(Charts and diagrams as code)
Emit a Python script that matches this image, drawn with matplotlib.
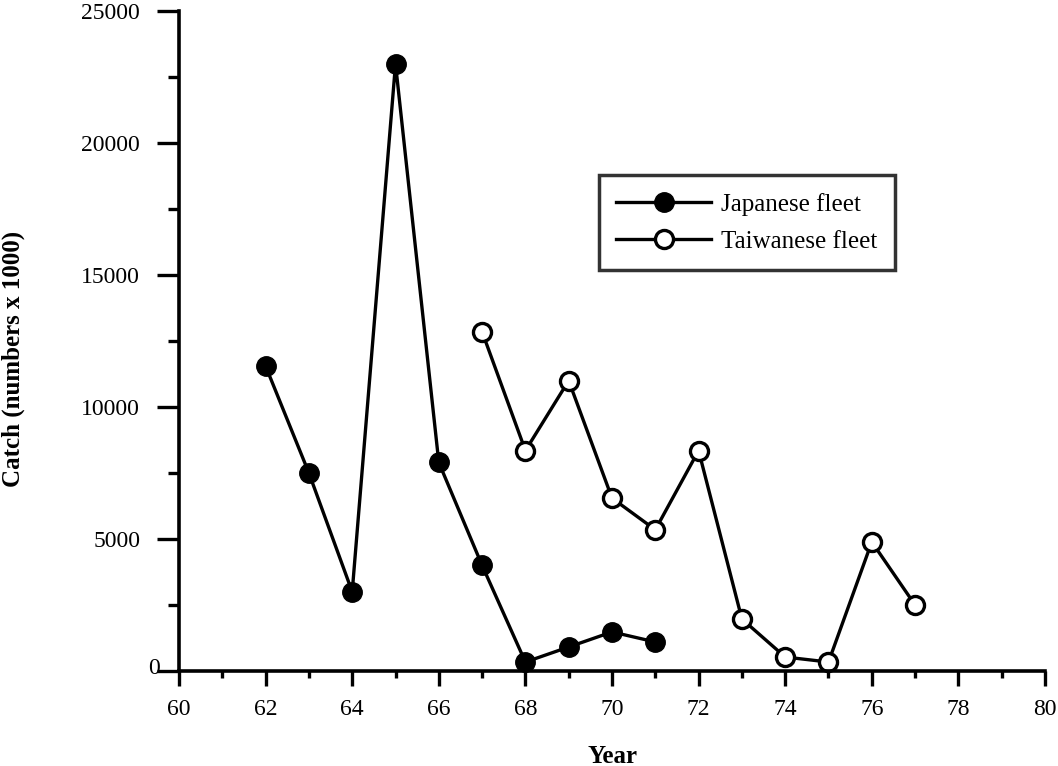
import matplotlib
matplotlib.use('Agg')
import matplotlib.pyplot as plt
from matplotlib.transforms import ScaledTranslation

# valeurs (captures en milliers d'individus)
years_japan = [62, 63, 64, 65, 66, 67, 68, 69, 70, 71]
catch_japan = [11550, 7500, 3000, 23000, 7900, 4000, 340, 910, 1480, 1100]

years_taiwan = [67, 68, 69, 70, 71, 72, 73, 74, 75, 76, 77]
catch_taiwan = [12850, 8350, 11000, 6550, 5350, 8350, 1970, 530, 340, 4890, 2500]

x_ticks = list(range(60, 81, 2))
y_ticks = [0, 5000, 10000, 15000, 20000, 25000]

plt.rcParams['font.family'] = ['Liberation Serif', 'DejaVu Serif']

fig = plt.figure(figsize=(10.58, 7.66), dpi=100)
ax = fig.add_axes([0.1692, 0.124, 0.8185, 0.8616])

ax.plot(years_japan, catch_japan, color='black', lw=2.4, marker='o', ms=14,
        mfc='black', mec='black', label='Japanese fleet', clip_on=False)
ax.plot(years_taiwan, catch_taiwan, color='black', lw=2.4, marker='o', ms=13,
        mfc='white', mec='black', mew=2.4, label='Taiwanese fleet', clip_on=False)

ax.set_xlim(60, 80)
ax.set_ylim(0, 25000)

for side in ('top', 'right'):
    ax.spines[side].set_visible(False)
for side in ('left', 'bottom'):
    ax.spines[side].set_linewidth(2.6)

ax.set_xticks(x_ticks)
ax.set_xticks(range(61, 80, 2), minor=True)
ax.set_yticks(y_ticks)
ax.set_yticks(range(2500, 25000, 5000), minor=True)
ax.tick_params(axis='x', which='major', direction='out', length=11, width=2.4, labelsize=17, pad=9)
ax.tick_params(axis='x', which='minor', direction='out', length=5, width=2.4)
ax.tick_params(axis='y', which='major', direction='out', length=16, width=2.4, labelsize=17, pad=12)
ax.tick_params(axis='y', which='minor', direction='out', length=8, width=2.4)

# le "0" est collé à l'axe dans l'original
lab0 = ax.get_yticklabels()[0]
lab0.set_transform(lab0.get_transform() + ScaledTranslation(0.2, 0.05, fig.dpi_scale_trans))

ax.set_xlabel('Year', fontsize=18, fontweight='bold', labelpad=18)
ax.set_ylabel('Catch (numbers x 1000)', fontsize=18, fontweight='bold')
ax.yaxis.set_label_coords(-0.178, 0.473)

leg = ax.legend(loc='upper left', bbox_to_anchor=(0.566, 0.7715), bbox_transform=fig.transFigure,
                fontsize=18, frameon=True, fancybox=False, edgecolor='black',
                handlelength=3.8, handletextpad=0.4,
                borderaxespad=0, borderpad=0.7, labelspacing=0.58)
leg.get_frame().set_linewidth(2.5)

fig.savefig('out.png', dpi=100, facecolor='white')
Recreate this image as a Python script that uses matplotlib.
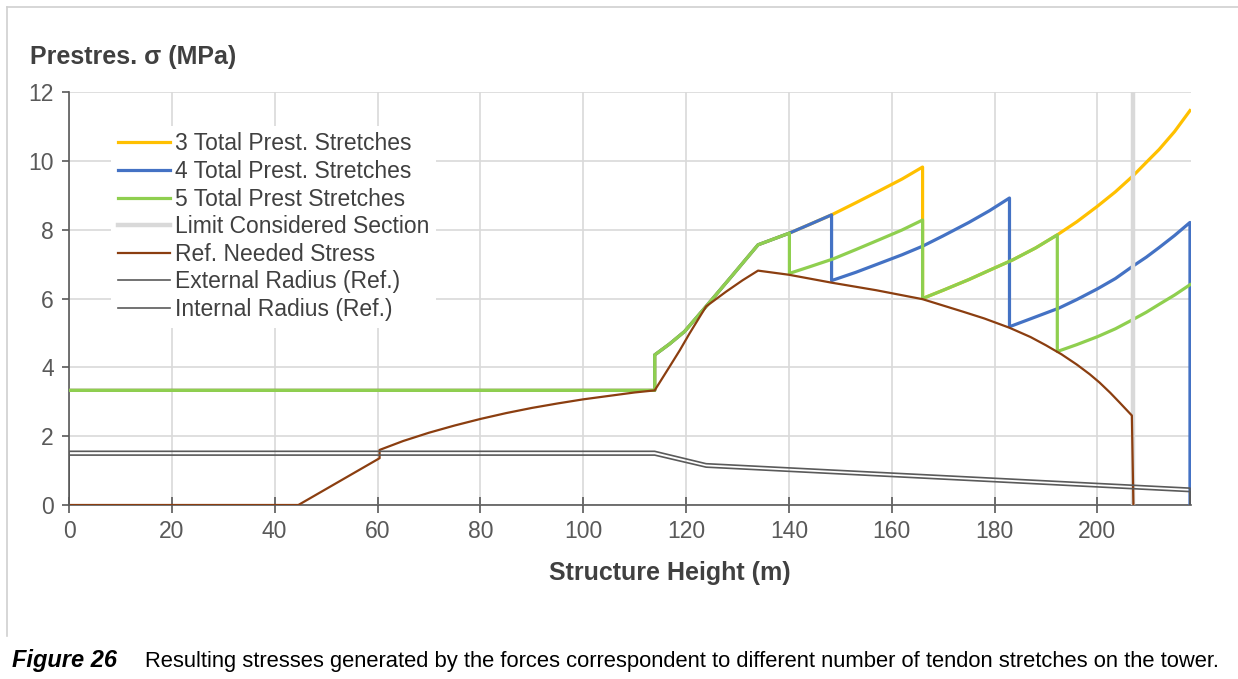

**TASK DETAILS**
Quote the preceding listing precisely and completely, omitting its images.

**SOLVED EXERCISE**
Emit a Python script that matches this image, drawn with matplotlib.
import matplotlib
matplotlib.use('Agg')
import matplotlib.pyplot as plt
from matplotlib.transforms import ScaledTranslation

# valeurs (captures en milliers d'individus)
years_japan = [62, 63, 64, 65, 66, 67, 68, 69, 70, 71]
catch_japan = [11550, 7500, 3000, 23000, 7900, 4000, 340, 910, 1480, 1100]

years_taiwan = [67, 68, 69, 70, 71, 72, 73, 74, 75, 76, 77]
catch_taiwan = [12850, 8350, 11000, 6550, 5350, 8350, 1970, 530, 340, 4890, 2500]

x_ticks = list(range(60, 81, 2))
y_ticks = [0, 5000, 10000, 15000, 20000, 25000]

plt.rcParams['font.family'] = ['Liberation Serif', 'DejaVu Serif']

fig = plt.figure(figsize=(10.58, 7.66), dpi=100)
ax = fig.add_axes([0.1692, 0.124, 0.8185, 0.8616])

ax.plot(years_japan, catch_japan, color='black', lw=2.4, marker='o', ms=14,
        mfc='black', mec='black', label='Japanese fleet', clip_on=False)
ax.plot(years_taiwan, catch_taiwan, color='black', lw=2.4, marker='o', ms=13,
        mfc='white', mec='black', mew=2.4, label='Taiwanese fleet', clip_on=False)

ax.set_xlim(60, 80)
ax.set_ylim(0, 25000)

for side in ('top', 'right'):
    ax.spines[side].set_visible(False)
for side in ('left', 'bottom'):
    ax.spines[side].set_linewidth(2.6)

ax.set_xticks(x_ticks)
ax.set_xticks(range(61, 80, 2), minor=True)
ax.set_yticks(y_ticks)
ax.set_yticks(range(2500, 25000, 5000), minor=True)
ax.tick_params(axis='x', which='major', direction='out', length=11, width=2.4, labelsize=17, pad=9)
ax.tick_params(axis='x', which='minor', direction='out', length=5, width=2.4)
ax.tick_params(axis='y', which='major', direction='out', length=16, width=2.4, labelsize=17, pad=12)
ax.tick_params(axis='y', which='minor', direction='out', length=8, width=2.4)

# le "0" est collé à l'axe dans l'original
lab0 = ax.get_yticklabels()[0]
lab0.set_transform(lab0.get_transform() + ScaledTranslation(0.2, 0.05, fig.dpi_scale_trans))

ax.set_xlabel('Year', fontsize=18, fontweight='bold', labelpad=18)
ax.set_ylabel('Catch (numbers x 1000)', fontsize=18, fontweight='bold')
ax.yaxis.set_label_coords(-0.178, 0.473)

leg = ax.legend(loc='upper left', bbox_to_anchor=(0.566, 0.7715), bbox_transform=fig.transFigure,
                fontsize=18, frameon=True, fancybox=False, edgecolor='black',
                handlelength=3.8, handletextpad=0.4,
                borderaxespad=0, borderpad=0.7, labelspacing=0.58)
leg.get_frame().set_linewidth(2.5)

fig.savefig('out.png', dpi=100, facecolor='white')
Recreate this image as a Python script that uses matplotlib.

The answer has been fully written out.